You cannot improve children’s education by just saying what you will do, including providing school transport, even as President. First of all there has to be a Minister of Education who may have differing views about priorities.

In the meantime, however, whoever runs with the ball must understand the urgent need to consult with the Guyana Teachers’ Union, even though the latter has been stuck in the outdated mode of teacher development as enunciated by a myopic Teaching Services Commission. The hard fact is that children cannot be better educated without the attentiveness of better teachers.

In this connection an attempt has recently been made to upgrade certification to the level of an Associate Degree at UG. Yet the aforementioned myopia does not contain what should have been an educated plan to fit the associate graduate’s pay into the current teacher pay structure, old-fashioned as it is, of an interminable 21 grades (of which three at least are fixed salaries, at the lowest and the highest grades respectively), with notoriously cramped bandwidths conceived possibly half a century ago, and in stark contrast to (the 14) bandwidths in the public service and other statutory bodies.

The Minister of Education to-be must be aware of too many of the restrictive, if not primitive, conditions of service, particularly obtaining in the hinterland areas, that make it prohibitive for some aspirants to apply.
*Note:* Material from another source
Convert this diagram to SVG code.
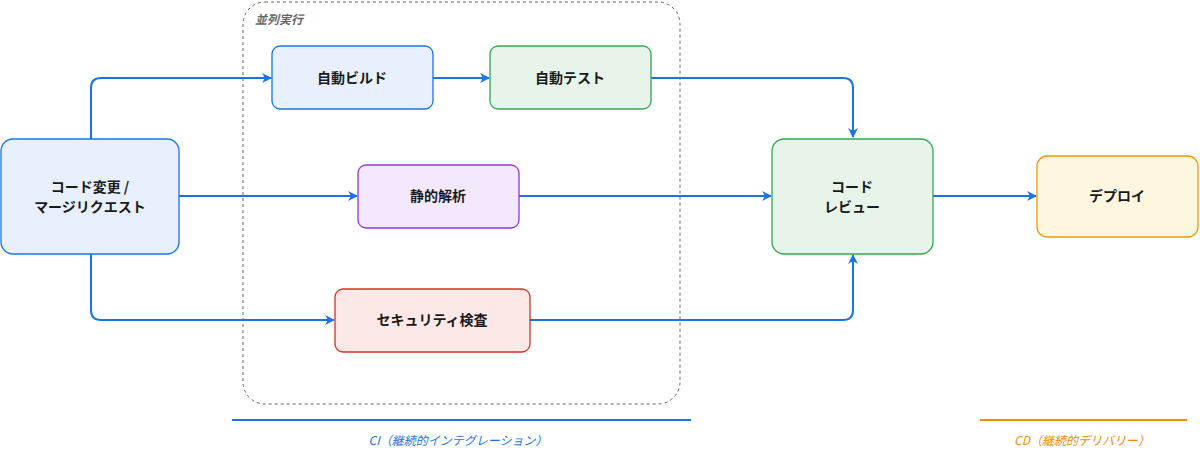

Not that structural accommodation and facilities in remote areas, and areas not so remote, are the most attractive. So that transport for children will have to be matched by at least transportation for certain categories of teachers.

The various details in relation to these appointments can be read in the published advertisements of three to four hundred vacancies annually, and despite the obvious poor returns in successful applicants, the unimaginative approach to recruitment and promotion is determinedly repeated. Some, including teachers themselves, must wonder why a UG graduate does not qualify to be, for example, a graduate master vis-à-vis the graduate from the Cyril Potter College of Education.

Others must be particularly puzzled, and indeed frustrated, at being appointed to a ‘Temporary’ status – a substantive position in the hierarchical structure. It is perhaps the only circumstance in Guyana and elsewhere, where ‘temporariness’ counts for service towards a pension, based on approved salary scales. That teachers accept this fundamental contradiction of reason is a reflection of their own constricted view of life in the teaching service.Others see the need for a comprehensive overhaul of the Teaching Service Commission as a decision-making body; a complete revision of the attendant rules, regulations and procedures.

Informed analysts would argue the case for a thorough restructuring of the teaching organisational hierarchy based on a wide-ranging evaluative exercise regarding the various categories of teaching and school management jobs in which all the relevant parties will be involved.

Such an undertaking cannot be deferred for even a presidential hopeful. It requires a task force of eminently relevant competencies and skills that must take into account the overlooked fault lines in the private school sector.